- **GIVEN PROBLEM**: Nothing in the data should change when you return it, but leave the pictures out.

- **INFORMATION SUPPLIED**:
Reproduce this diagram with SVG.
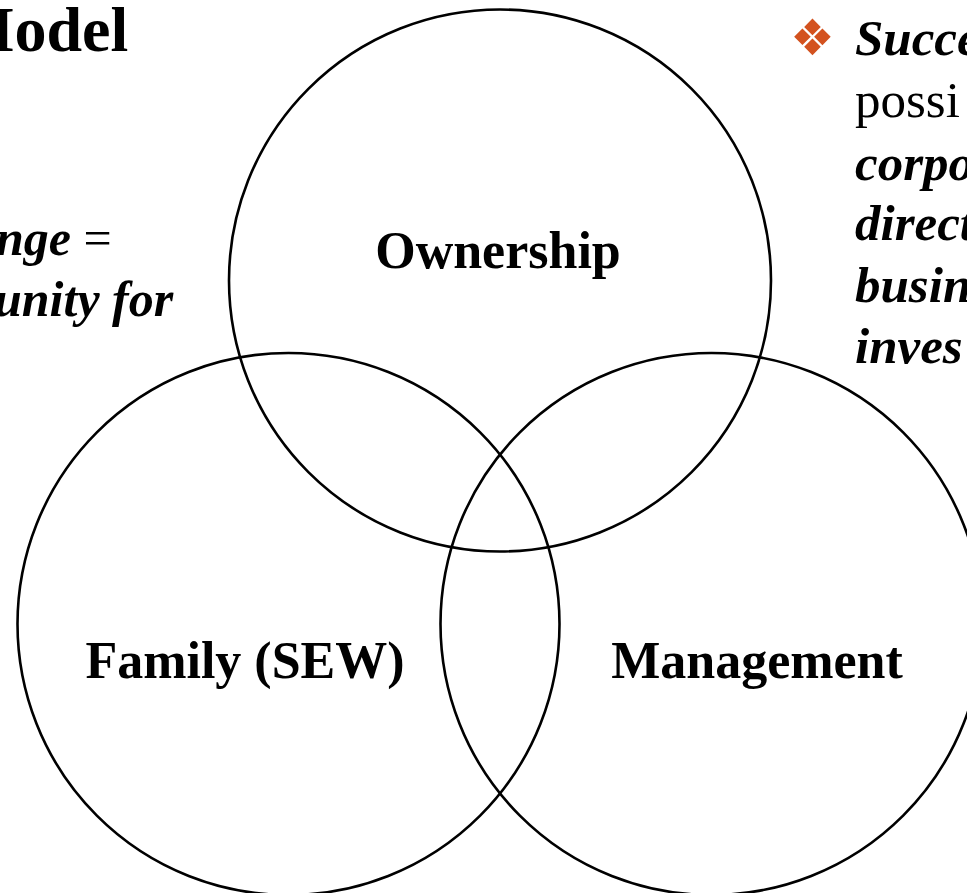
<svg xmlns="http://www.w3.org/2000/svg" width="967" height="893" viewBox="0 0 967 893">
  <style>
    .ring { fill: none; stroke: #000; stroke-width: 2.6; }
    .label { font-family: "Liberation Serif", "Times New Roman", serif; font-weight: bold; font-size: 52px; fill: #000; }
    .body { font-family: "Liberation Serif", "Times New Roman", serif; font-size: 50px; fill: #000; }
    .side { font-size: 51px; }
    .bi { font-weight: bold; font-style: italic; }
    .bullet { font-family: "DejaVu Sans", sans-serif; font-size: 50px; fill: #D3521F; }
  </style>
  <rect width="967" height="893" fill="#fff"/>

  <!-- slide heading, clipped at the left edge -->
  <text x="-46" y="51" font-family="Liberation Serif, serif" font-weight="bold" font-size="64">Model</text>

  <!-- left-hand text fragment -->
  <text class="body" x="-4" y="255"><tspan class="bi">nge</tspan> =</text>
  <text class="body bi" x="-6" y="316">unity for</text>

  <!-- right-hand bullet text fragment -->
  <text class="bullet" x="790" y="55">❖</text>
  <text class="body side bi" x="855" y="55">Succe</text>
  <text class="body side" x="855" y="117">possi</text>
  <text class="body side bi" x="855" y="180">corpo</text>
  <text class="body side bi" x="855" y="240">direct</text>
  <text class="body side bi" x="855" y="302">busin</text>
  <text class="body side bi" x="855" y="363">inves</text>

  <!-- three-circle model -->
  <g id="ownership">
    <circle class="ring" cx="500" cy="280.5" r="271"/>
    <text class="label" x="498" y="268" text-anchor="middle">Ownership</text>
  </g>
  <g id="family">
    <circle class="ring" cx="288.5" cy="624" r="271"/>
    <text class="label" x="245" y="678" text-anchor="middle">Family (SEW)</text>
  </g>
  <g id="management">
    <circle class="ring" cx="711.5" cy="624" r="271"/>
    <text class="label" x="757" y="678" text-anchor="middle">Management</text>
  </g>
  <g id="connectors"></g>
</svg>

- **EXERCISE ANSWER**:
Reproduce this diagram with SVG.
<svg xmlns="http://www.w3.org/2000/svg" width="967" height="893" viewBox="0 0 967 893">
  <style>
    .ring { fill: none; stroke: #000; stroke-width: 2.6; }
    .label { font-family: "Liberation Serif", "Times New Roman", serif; font-weight: bold; font-size: 52px; fill: #000; }
    .body { font-family: "Liberation Serif", "Times New Roman", serif; font-size: 50px; fill: #000; }
    .side { font-size: 51px; }
    .bi { font-weight: bold; font-style: italic; }
    .bullet { font-family: "DejaVu Sans", sans-serif; font-size: 50px; fill: #D3521F; }
  </style>
  <rect width="967" height="893" fill="#fff"/>

  <!-- slide heading, clipped at the left edge -->
  <text x="-46" y="51" font-family="Liberation Serif, serif" font-weight="bold" font-size="64">Model</text>

  <!-- left-hand text fragment -->
  <text class="body" x="-4" y="255"><tspan class="bi">nge</tspan> =</text>
  <text class="body bi" x="-6" y="316">unity for</text>

  <!-- right-hand bullet text fragment -->
  <text class="bullet" x="790" y="55">❖</text>
  <text class="body side bi" x="855" y="55">Succe</text>
  <text class="body side" x="855" y="117">possi</text>
  <text class="body side bi" x="855" y="180">corpo</text>
  <text class="body side bi" x="855" y="240">direct</text>
  <text class="body side bi" x="855" y="302">busin</text>
  <text class="body side bi" x="855" y="363">inves</text>

  <!-- three-circle model -->
  <g id="ownership">
    <circle class="ring" cx="500" cy="280.5" r="271"/>
    <text class="label" x="498" y="268" text-anchor="middle">Ownership</text>
  </g>
  <g id="family">
    <circle class="ring" cx="288.5" cy="624" r="271"/>
    <text class="label" x="245" y="678" text-anchor="middle">Family (SEW)</text>
  </g>
  <g id="management">
    <circle class="ring" cx="711.5" cy="624" r="271"/>
    <text class="label" x="757" y="678" text-anchor="middle">Management</text>
  </g>
  <g id="connectors"></g>
</svg>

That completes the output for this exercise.